With pictures left out, extract every line between the start of the records below and the line holding "from matplotlib.patches import Rectangle", inclusive.
BEGIN SUPPLIED INFORMATION
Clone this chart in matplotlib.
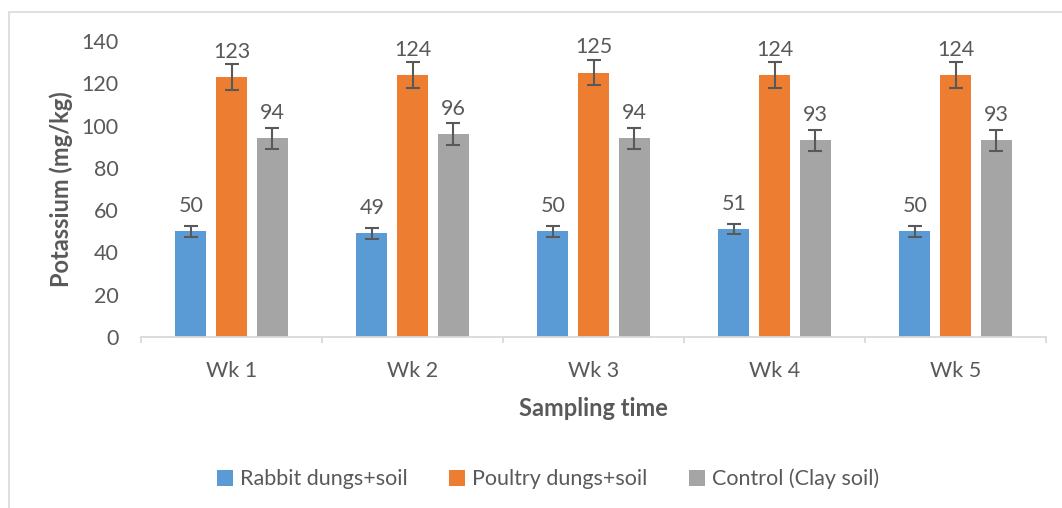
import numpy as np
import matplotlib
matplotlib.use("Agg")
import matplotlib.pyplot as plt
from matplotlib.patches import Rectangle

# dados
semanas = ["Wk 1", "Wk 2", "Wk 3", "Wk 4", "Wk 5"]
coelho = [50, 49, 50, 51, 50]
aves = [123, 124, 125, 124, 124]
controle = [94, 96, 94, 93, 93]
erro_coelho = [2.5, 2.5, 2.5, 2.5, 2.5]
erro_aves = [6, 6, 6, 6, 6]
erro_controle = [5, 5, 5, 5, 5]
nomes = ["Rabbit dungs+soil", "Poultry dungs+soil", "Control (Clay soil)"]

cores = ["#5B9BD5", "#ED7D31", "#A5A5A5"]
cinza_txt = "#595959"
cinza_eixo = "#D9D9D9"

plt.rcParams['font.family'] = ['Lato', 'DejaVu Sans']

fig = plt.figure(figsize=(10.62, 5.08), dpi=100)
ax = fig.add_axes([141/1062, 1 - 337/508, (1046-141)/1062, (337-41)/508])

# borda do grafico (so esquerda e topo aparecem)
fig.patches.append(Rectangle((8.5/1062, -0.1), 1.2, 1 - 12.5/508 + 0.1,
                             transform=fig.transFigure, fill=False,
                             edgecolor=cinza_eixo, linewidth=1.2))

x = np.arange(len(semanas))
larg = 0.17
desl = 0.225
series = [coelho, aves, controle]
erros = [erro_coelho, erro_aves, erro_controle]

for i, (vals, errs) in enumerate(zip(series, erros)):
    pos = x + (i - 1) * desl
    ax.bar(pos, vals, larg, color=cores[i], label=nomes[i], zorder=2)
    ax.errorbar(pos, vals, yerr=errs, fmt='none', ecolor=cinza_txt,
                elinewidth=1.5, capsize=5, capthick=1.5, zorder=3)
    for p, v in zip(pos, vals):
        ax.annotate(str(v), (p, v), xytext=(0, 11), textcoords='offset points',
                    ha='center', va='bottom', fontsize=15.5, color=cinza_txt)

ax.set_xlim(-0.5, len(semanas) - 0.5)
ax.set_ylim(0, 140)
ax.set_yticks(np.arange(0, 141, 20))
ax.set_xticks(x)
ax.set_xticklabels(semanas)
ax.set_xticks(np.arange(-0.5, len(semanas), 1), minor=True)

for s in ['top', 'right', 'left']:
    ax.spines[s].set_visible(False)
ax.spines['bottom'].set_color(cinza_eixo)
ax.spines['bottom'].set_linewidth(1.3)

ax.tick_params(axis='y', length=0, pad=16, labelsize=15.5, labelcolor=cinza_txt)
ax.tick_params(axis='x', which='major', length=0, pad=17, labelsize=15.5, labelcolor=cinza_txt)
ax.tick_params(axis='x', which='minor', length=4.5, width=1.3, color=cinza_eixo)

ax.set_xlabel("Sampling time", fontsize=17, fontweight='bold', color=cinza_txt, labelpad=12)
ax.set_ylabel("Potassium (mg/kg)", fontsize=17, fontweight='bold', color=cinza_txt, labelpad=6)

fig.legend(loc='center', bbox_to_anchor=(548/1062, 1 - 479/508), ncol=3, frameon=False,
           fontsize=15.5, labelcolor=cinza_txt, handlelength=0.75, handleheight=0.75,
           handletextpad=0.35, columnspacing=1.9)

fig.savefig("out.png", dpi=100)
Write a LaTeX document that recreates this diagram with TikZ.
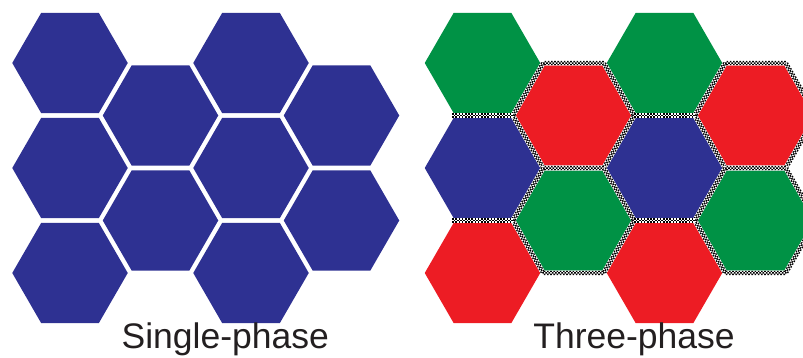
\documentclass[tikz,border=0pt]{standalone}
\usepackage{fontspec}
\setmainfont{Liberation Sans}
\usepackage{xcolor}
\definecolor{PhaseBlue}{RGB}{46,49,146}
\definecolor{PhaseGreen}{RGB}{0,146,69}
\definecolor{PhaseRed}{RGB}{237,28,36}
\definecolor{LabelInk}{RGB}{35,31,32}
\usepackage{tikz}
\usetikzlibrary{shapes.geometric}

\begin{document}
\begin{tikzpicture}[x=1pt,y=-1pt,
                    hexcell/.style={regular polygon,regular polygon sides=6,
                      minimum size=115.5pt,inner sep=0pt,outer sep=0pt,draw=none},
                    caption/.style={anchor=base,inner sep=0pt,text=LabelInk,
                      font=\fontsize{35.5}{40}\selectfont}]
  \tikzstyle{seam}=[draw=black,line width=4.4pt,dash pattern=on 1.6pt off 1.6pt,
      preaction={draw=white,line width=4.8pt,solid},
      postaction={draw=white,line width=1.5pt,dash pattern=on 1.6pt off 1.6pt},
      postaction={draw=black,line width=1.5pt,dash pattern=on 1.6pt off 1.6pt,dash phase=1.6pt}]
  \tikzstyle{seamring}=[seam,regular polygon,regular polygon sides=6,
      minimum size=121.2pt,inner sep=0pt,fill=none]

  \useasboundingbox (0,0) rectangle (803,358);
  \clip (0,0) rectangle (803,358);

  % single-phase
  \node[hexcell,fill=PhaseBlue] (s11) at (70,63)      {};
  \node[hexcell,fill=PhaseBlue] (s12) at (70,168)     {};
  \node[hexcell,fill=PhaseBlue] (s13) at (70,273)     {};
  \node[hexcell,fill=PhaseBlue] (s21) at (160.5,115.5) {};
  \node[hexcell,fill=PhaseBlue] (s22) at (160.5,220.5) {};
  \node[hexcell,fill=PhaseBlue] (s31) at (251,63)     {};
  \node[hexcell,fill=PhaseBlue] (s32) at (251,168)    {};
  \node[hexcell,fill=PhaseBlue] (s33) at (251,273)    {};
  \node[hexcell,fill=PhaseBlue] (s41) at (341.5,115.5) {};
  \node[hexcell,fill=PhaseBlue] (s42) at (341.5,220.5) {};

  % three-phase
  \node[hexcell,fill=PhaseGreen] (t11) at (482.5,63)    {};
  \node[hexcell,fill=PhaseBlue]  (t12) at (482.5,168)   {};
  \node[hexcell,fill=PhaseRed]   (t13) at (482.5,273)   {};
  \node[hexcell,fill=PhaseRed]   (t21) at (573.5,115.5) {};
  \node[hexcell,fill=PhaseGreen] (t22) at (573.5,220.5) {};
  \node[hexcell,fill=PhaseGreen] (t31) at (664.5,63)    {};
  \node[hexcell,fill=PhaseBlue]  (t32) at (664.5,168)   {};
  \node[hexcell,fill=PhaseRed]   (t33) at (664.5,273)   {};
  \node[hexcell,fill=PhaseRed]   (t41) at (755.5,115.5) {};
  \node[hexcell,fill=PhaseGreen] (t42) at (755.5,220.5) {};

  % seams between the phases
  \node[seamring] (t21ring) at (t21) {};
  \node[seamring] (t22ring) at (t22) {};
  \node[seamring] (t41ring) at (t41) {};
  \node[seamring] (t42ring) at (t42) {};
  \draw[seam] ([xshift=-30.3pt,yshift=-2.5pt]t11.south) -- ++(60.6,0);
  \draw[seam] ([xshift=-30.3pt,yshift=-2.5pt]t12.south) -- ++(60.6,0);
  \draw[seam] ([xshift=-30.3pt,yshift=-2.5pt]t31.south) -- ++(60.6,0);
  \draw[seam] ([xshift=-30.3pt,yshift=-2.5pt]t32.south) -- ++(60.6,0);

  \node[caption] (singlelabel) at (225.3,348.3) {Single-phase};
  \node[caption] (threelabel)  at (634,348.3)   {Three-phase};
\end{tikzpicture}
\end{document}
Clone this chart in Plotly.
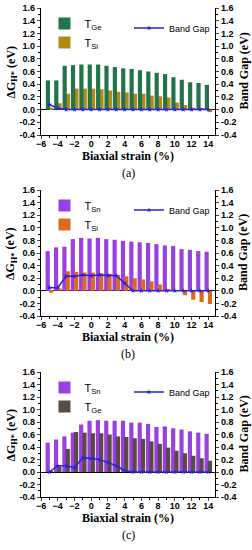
END SUPPLIED INFORMATION
§ SOLUTION FOR THIS TASK
Clone this chart in matplotlib.
import numpy as np
import matplotlib
matplotlib.use("Agg")
import matplotlib.pyplot as plt
from matplotlib.patches import Rectangle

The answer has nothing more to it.